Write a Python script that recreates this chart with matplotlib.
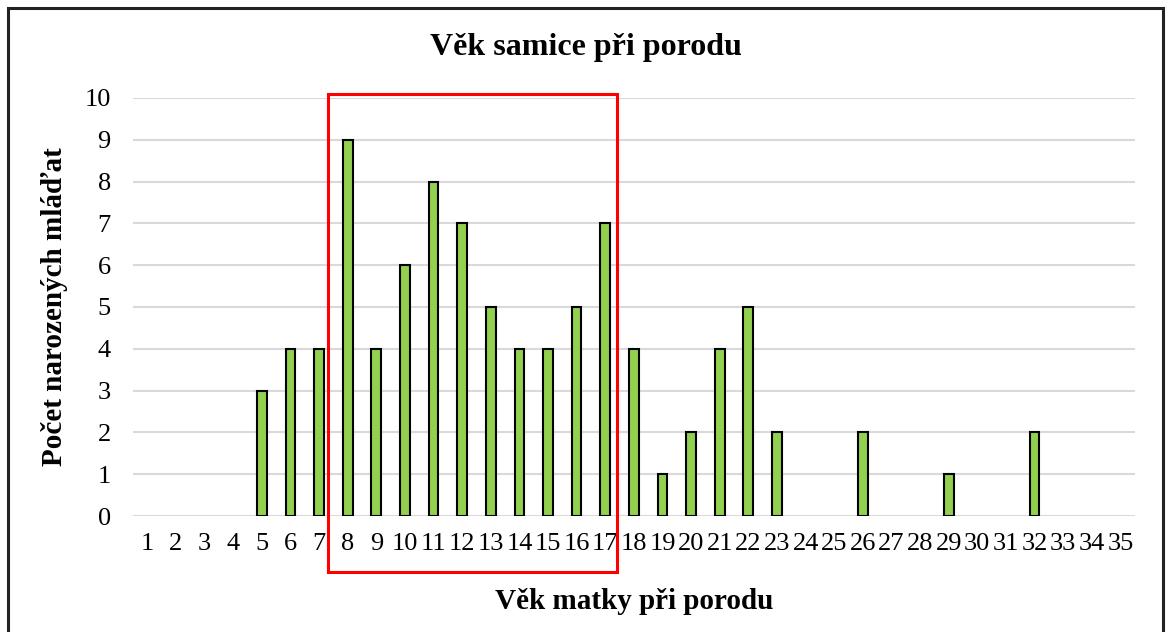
import matplotlib.pyplot as plt
from matplotlib.patches import Rectangle

plt.rcParams["font.family"] = ["Liberation Serif", "DejaVu Serif"]

# age of mother at birth and number of born young
ages = list(range(1, 36))
counts = [0, 0, 0, 0, 3, 4, 4, 9, 4, 6, 8, 7, 5, 4, 4, 5, 7,
          4, 1, 2, 4, 5, 2, 0, 0, 2, 0, 0, 1, 0, 0, 2, 0, 0, 0]
highlight = (8, 17)

fig = plt.figure(figsize=(11.71, 6.32), dpi=100)
ax = fig.add_axes([0.1136, 0.1835, 0.8554, 0.6615])

# zero counts get no bar at all
bar_x = [a for a, c in zip(ages, counts) if c > 0]
bar_h = [c for c in counts if c > 0]
ax.bar(bar_x, bar_h, width=0.34, color="#92D050", edgecolor="black",
       linewidth=1.5, zorder=3)

ax.set_xlim(0.5, 35.5)
ax.set_ylim(0, 10)
ax.set_xticks(ages)
ax.set_xticklabels([str(a) for a in ages])
ax.set_yticks(range(0, 11))
ax.tick_params(axis="both", length=0, labelsize=19)
ax.tick_params(axis="y", pad=16)
ax.tick_params(axis="x", pad=12)
ax.grid(axis="y", color="#D9D9D9", linewidth=1.5, zorder=0)
for s in ax.spines.values():
    s.set_visible(False)

fig.text(0.5, 1 - 47 / 632, "Věk samice při porodu", fontsize=23,
         fontweight="bold", ha="center", va="center")
ax.set_xlabel("Věk matky při porodu", fontsize=21, fontweight="bold", labelpad=24)
ax.set_ylabel("Počet narozených mláďat", fontsize=21, fontweight="bold", labelpad=12)

# red box around the peak ages
ax.add_patch(Rectangle((highlight[0] - 0.69, -1.34), highlight[1] - highlight[0] + 1.1,
                       11.44, fill=False, edgecolor="red", linewidth=2.2,
                       clip_on=False, zorder=4))

# frame around the whole chart
fig.patches.append(Rectangle((8 / 1171, -0.1), 1155 / 1171, 1.1 - 8 / 632,
                             transform=fig.transFigure, fill=False,
                             edgecolor="#222222", linewidth=2.2))

fig.savefig("out.png", dpi=100)
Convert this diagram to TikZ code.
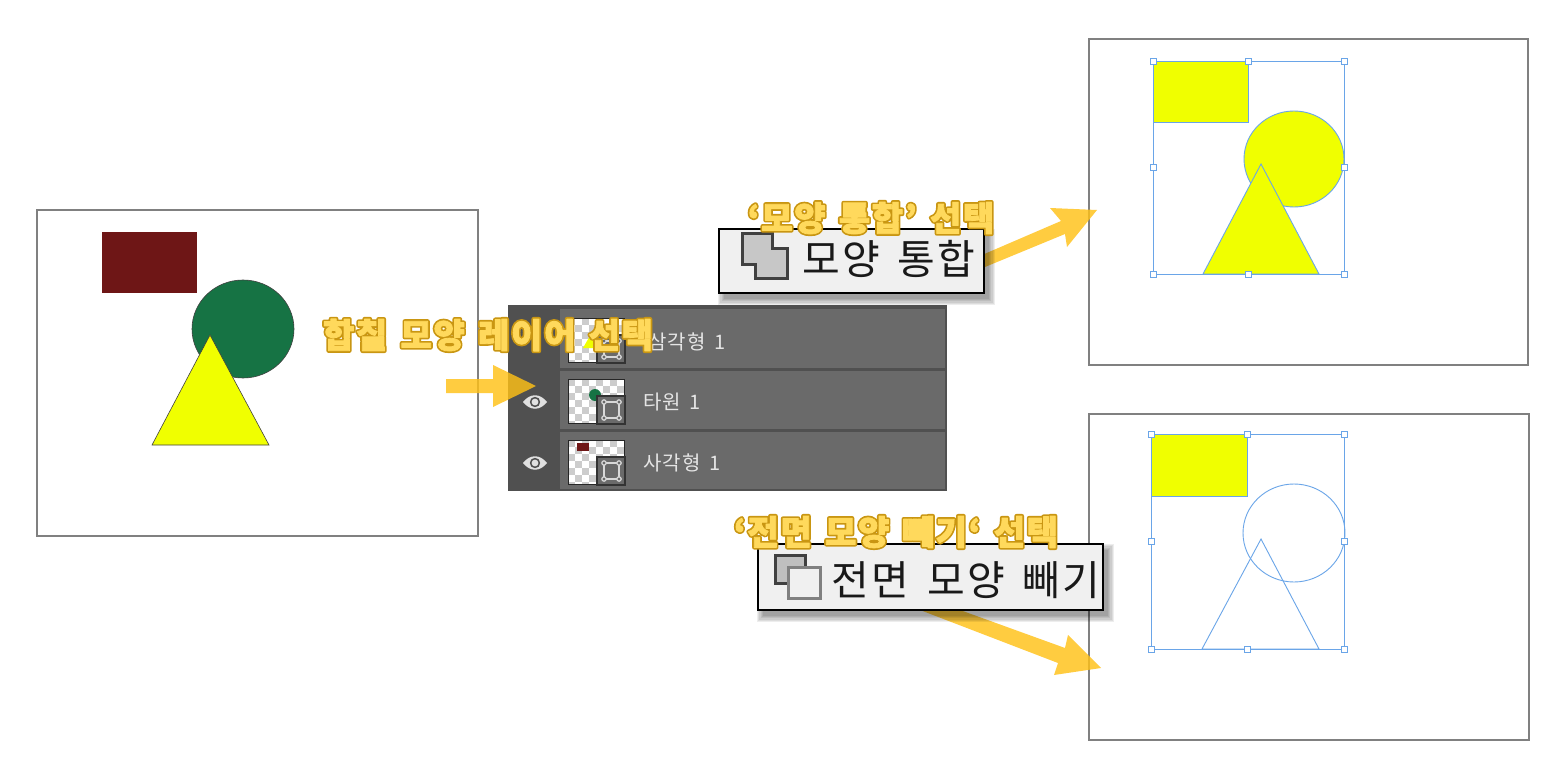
\documentclass[tikz,border=0pt]{standalone}
\usepackage{fontspec}
\setmainfont{Noto Sans CJK KR}[LetterSpace=5,WordSpace=1.6]
\newfontfamily\headfont{Noto Sans CJK KR}[LetterSpace=5,WordSpace=1.4]
\newcommand{\outl}[1]{\rlap{\special{pdf:code q 2 Tr 4.2 w 1 j 0.79 0.59 0.07 RG 0.79 0.59 0.07 rg}#1\special{pdf:code 0 Tr Q}}\special{pdf:code q 2 Tr 0.8 w 1 j 1 0.85 0.36 RG 1 0.85 0.36 rg}#1\special{pdf:code 0 Tr Q}}
\definecolor{arrowc}{HTML}{FFC116}
\definecolor{yel}{HTML}{F0FF00}
\definecolor{sel}{HTML}{6AA5E8}
\definecolor{rowc}{HTML}{6A6A6A}
\definecolor{colc}{HTML}{505050}
\definecolor{circg}{HTML}{167344}
\definecolor{rectr}{HTML}{6E1616}
\tikzset{
  canvas/.style={draw=black!50,line width=2pt,fill=white},
  selline/.style={draw=sel,line width=.9pt},
  handlebox/.style={draw=sel,fill=white,line width=.8pt,minimum size=6pt,inner sep=0pt,rectangle},
  arrowshape/.style={fill=arrowc,opacity=.82},
  headlabel/.style={font=\headfont\bfseries\fontsize{34}{38}\selectfont,inner sep=0pt},
  layerlabel/.style={font=\fontsize{20}{24}\selectfont,text=black!10,anchor=west,inner sep=0pt},
  tiplabel/.style={font=\fontsize{41}{46}\selectfont,text=black!90,inner sep=0pt},
  tipbox/.style={draw=black,line width=2.4pt,fill=black!6},
  minibox/.style={draw=black!80,line width=2pt,fill=rowc},
  minihandle/.style={draw=black!15,line width=1.2pt},
}
\newcommand{\tipshadow}[4]{\foreach \s in {0,1.2,2.4,3.6,4.8,6}{\fill[black,opacity=.07] (#1+5-\s,#2+6-\s) rectangle (#3+5+\s,#4+6+\s);}}
\newcommand{\handles}[4]{%
  \path (#1,#2) node[handlebox]{} ({(#1+#3)/2},#2) node[handlebox]{} (#3,#2) node[handlebox]{}
        (#1,{(#2+#4)/2}) node[handlebox]{} (#3,{(#2+#4)/2}) node[handlebox]{}
        (#1,#4) node[handlebox]{} ({(#1+#3)/2},#4) node[handlebox]{} (#3,#4) node[handlebox]{};}
\newcommand{\thumb}[1]{%
  \begin{scope}
    \clip (568,#1) rectangle (624,#1+44);
    \fill[white] (568,#1) rectangle (624,#1+44);
    \foreach \i in {0,...,8}{\foreach \j in {0,...,6}{%
      \pgfmathtruncatemacro{\k}{mod(\i+\j,2)}%
      \ifnum\k=0\relax\fill[black!20] (568+7*\i,#1+7*\j) rectangle ++(7,7);\fi}}
  \end{scope}
  \draw[black!85,line width=1pt] (568,#1) rectangle (624,#1+44);}
\newcommand{\mini}[1]{%
  \draw[minibox] (597,#1+17) rectangle (625,#1+45);
  \draw[minihandle] (604,#1+23) rectangle (619,#1+39);
  \foreach \a/\b in {604/23,619/23,604/39,619/39}{\draw[minihandle,fill=rowc] (\a,#1+\b) circle (2.2);}}
\newcommand{\eye}[2]{%
  \fill[black!12] (#1-12,#2) .. controls (#1-5,#2-9) and (#1+5,#2-9) .. (#1+12,#2) .. controls (#1+5,#2+9) and (#1-5,#2+9) .. (#1-12,#2) -- cycle;
  \fill[colc] (#1,#2) circle (5.2);
  \fill[black!12] (#1,#2) circle (3.4);}
\begin{document}
\begin{tikzpicture}[x=1pt,y=-1pt]
\useasboundingbox (0,0) rectangle (1556,765);
\fill[white] (0,0) rectangle (1556,765);

% left canvas
\draw[canvas] (37,210) rectangle (478,536);
\fill[rectr] (102,232) rectangle (197,293);
\draw[fill=circg,draw=black!75,line width=.6pt] (243,329) ellipse (51 and 49);
\draw[fill=yel,draw=black!75,line width=.6pt] (210,335) -- (269,445) -- (152,445) -- cycle;

% top-right canvas
\draw[canvas] (1089,39) rectangle (1528,365);
\draw[selline,fill=yel] (1153,61) rectangle (1248,122);
\draw[selline,fill=yel] (1294,159) ellipse (50 and 48);
\draw[selline,fill=yel] (1261,164) -- (1319,274) -- (1203,274) -- cycle;
\draw[selline] (1153,61) rectangle (1344,274);
\handles{1153}{61}{1344}{274}

% bottom-right canvas
\draw[canvas] (1089,414) rectangle (1529,740);
\draw[selline,fill=yel] (1151,434) rectangle (1247,496);
\draw[selline] (1294,533) ellipse (51 and 49);
\draw[selline] (1261,539) -- (1319,649) -- (1202,649) -- cycle;
\draw[selline] (1151,434) rectangle (1344,649);
\handles{1151}{434}{1344}{649}

% layers panel
\fill[colc] (508,305) rectangle (947,491);
\fill[rowc] (560,309) rectangle (945,368);
\fill[rowc] (560,371) rectangle (945,429);
\fill[rowc] (560,432) rectangle (945,489);
\thumb{318}
\fill[yel] (591,334) -- (599,348) -- (583,348) -- cycle;
\mini{318}
\thumb{379}
\fill[circg] (595,395) circle (6);
\mini{379}
\thumb{440}
\fill[rectr] (577,443) rectangle (589,451);
\mini{440}
\eye{535}{402}
\eye{535}{463}
\node[layerlabel] (l1) at (648,342) {삼각형 1};
\node[layerlabel] (l2) at (643,402) {타원 1};
\node[layerlabel] (l3) at (643,463) {사각형 1};

% arrows
\fill[arrowshape] (446,379) -- (493,379) -- (493,365) -- (536,386) -- (493,407) -- (493,393) -- (446,393) -- cycle;
\fill[arrowshape] (982,255) -- (1061,221) -- (1050,208) -- (1097,210) -- (1067,247) -- (1065,234) -- (985,267) -- cycle;
\fill[arrowshape] (920,610) -- (960,610) -- (1065,648) -- (1068,635) -- (1101,668) -- (1054,675) -- (1058,663) -- cycle;

% tooltips
\tipshadow{719}{229}{984}{293}
\draw[tipbox] (719,229) rectangle (984,293);
\draw[draw=black!75,line width=3pt,fill=black!22] (742,233) -- (772,233) -- (772,248) -- (787,248) -- (787,278) -- (755,278) -- (755,264) -- (742,264) -- cycle;
\node[tiplabel] (t1) at (889,259) {모양 통합};

\tipshadow{758}{544}{1103}{610}
\draw[tipbox] (758,544) rectangle (1103,610);
\draw[draw=black!75,line width=3pt,fill=black!25] (775,555) rectangle (805,583);
\draw[draw=black!50,line width=3pt,fill=black!6] (788,567) rectangle (820,598);
\node[tiplabel] (t2) at (966,580) {전면 모양 빼기};

% headings
\node[headlabel] (h1) at (488,335) {\outl{합칠 모양 레이어 선택}};
\node[headlabel] (h2) at (871,218) {\outl{‘모양 통합’ 선택}};
\node[headlabel] (h3) at (896,532) {\outl{‘전면 모양 빼기‘ 선택}};
\end{tikzpicture}
\end{document}
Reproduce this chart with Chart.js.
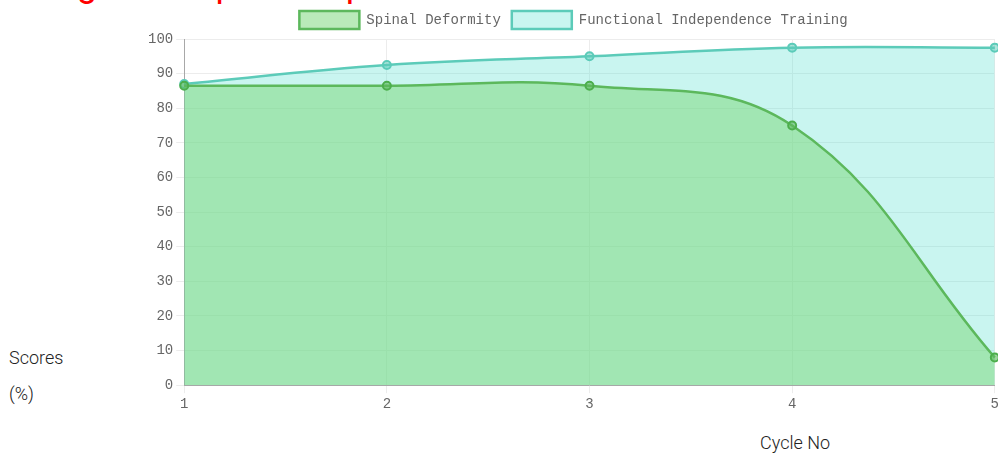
<!DOCTYPE html>
<html>
<head>
<meta charset="utf-8">
<script src="https://cdn.jsdelivr.net/npm/chart.js@4"></script>
<style>
    body { margin: 0; width: 998px; height: 457px; overflow: hidden; background: #fff; position: relative; }
    .title { position: absolute; left: 22px; top: -37px; font: 36px Roboto, sans-serif; color: #ff0000; white-space: nowrap; }
    .chart-wrap { position: absolute; left: 140px; top: 0; width: 862px; height: 416px; }
    .y-title { position: absolute; left: 9px; top: 340px; width: 80px; font: 300 18px Roboto, sans-serif; color: #222; line-height: 36px; }
    .x-title { position: absolute; left: 760px; top: 432px; font: 300 18px Roboto, sans-serif; color: #222; }
</style>
</head>
<body>
<div class="title">Progress Report Graph</div>
<div class="chart-wrap"><canvas id="progressChart"></canvas></div>
<div class="y-title">Scores (%)</div>
<div class="x-title">Cycle No</div>
<script>
const cycles = ['1', '2', '3', '4', '5'];
const spinalDeformity = [86.5, 86.5, 86.5, 75, 8];
const functionalTraining = [87, 92.5, 95, 97.5, 97.5];

document.addEventListener('DOMContentLoaded', () => {
    const canvas = document.getElementById('progressChart');
    const tickFont = { family: '"Liberation Mono", monospace', size: 14 };

    new Chart(canvas, {
        type: 'line',
        data: {
            labels: cycles,
            datasets: [{
                label: 'Spinal Deformity',
                data: spinalDeformity,
                borderColor: '#5cb85c',
                backgroundColor: 'rgba(127, 217, 127, 0.55)',
                pointBackgroundColor: 'rgba(92, 184, 92, 0.6)',
                pointBorderColor: '#4cae4c',
                pointBorderWidth: 2,
                pointRadius: 4,
                borderWidth: 2.5,
                tension: 0.4,
                fill: 'origin',
            }, {
                label: 'Functional Independence Training',
                data: functionalTraining,
                borderColor: '#5ccbb9',
                backgroundColor: 'rgba(75, 222, 205, 0.3)',
                pointBackgroundColor: 'rgba(92, 203, 185, 0.5)',
                pointBorderColor: '#5ccbb9',
                pointBorderWidth: 2,
                pointRadius: 4,
                borderWidth: 2.5,
                tension: 0.4,
                fill: 'origin',
            }],
        },
        options: {
            responsive: true,
            maintainAspectRatio: false,
            animation: false,
            layout: {
                padding: { left: 5, right: 0, top: 0, bottom: 0 },
            },
            plugins: {
                legend: {
                    position: 'top',
                    labels: {
                        boxWidth: 60,
                        boxHeight: 18,
                        padding: 11,
                        color: '#666',
                        font: tickFont,
                    },
                },
                tooltip: { enabled: false },
            },
            scales: {
                x: {
                    grid: { color: '#ececec', tickLength: 8 },
                    border: { color: '#a8a8a8' },
                    ticks: { color: '#666', font: tickFont },
                },
                y: {
                    min: 0,
                    max: 100,
                    grid: { color: '#ececec', tickLength: 8 },
                    border: { color: '#a8a8a8' },
                    ticks: { stepSize: 10, color: '#666', font: tickFont },
                },
            },
        },
    });
});
</script>
</body>
</html>
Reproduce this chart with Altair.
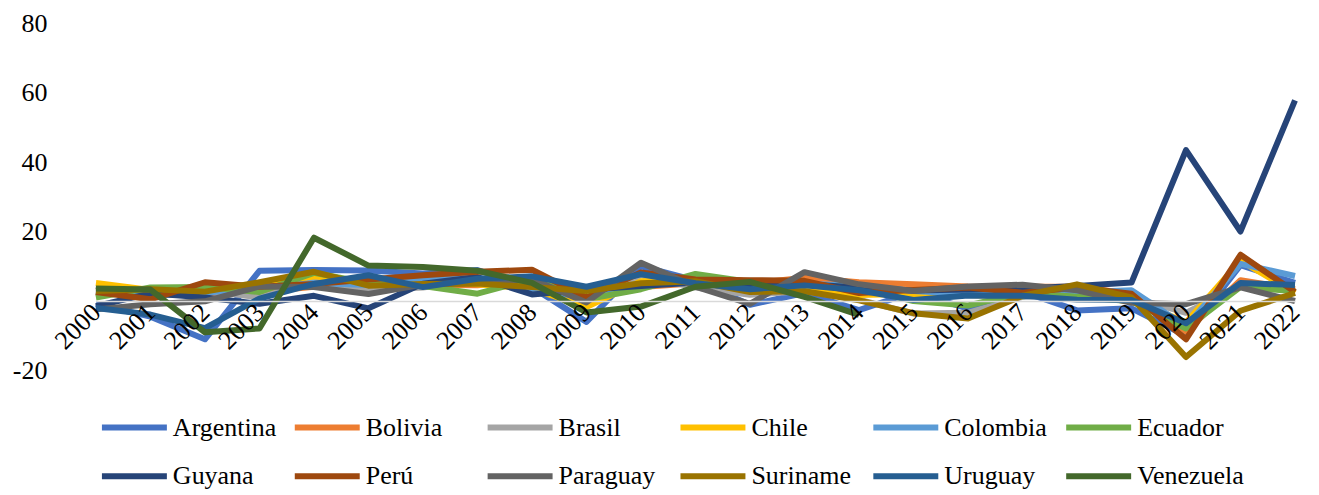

——

# Aim of the task
Starting at the line containing "Reproduce this chart with Chart.js." and ending at the line containing "monospace', size: 14", copy those lines exactly, both included, and nothing more. Leave out any picture.

# Full answer
Reproduce this chart with Chart.js.
<!DOCTYPE html>
<html>
<head>
<meta charset="utf-8">
<script src="https://cdn.jsdelivr.net/npm/chart.js@4"></script>
<style>
    body { margin: 0; width: 998px; height: 457px; overflow: hidden; background: #fff; position: relative; }
    .title { position: absolute; left: 22px; top: -37px; font: 36px Roboto, sans-serif; color: #ff0000; white-space: nowrap; }
    .chart-wrap { position: absolute; left: 140px; top: 0; width: 862px; height: 416px; }
    .y-title { position: absolute; left: 9px; top: 340px; width: 80px; font: 300 18px Roboto, sans-serif; color: #222; line-height: 36px; }
    .x-title { position: absolute; left: 760px; top: 432px; font: 300 18px Roboto, sans-serif; color: #222; }
</style>
</head>
<body>
<div class="title">Progress Report Graph</div>
<div class="chart-wrap"><canvas id="progressChart"></canvas></div>
<div class="y-title">Scores (%)</div>
<div class="x-title">Cycle No</div>
<script>
const cycles = ['1', '2', '3', '4', '5'];
const spinalDeformity = [86.5, 86.5, 86.5, 75, 8];
const functionalTraining = [87, 92.5, 95, 97.5, 97.5];

document.addEventListener('DOMContentLoaded', () => {
    const canvas = document.getElementById('progressChart');
    const tickFont = { family: '"Liberation Mono", monospace', size: 14 };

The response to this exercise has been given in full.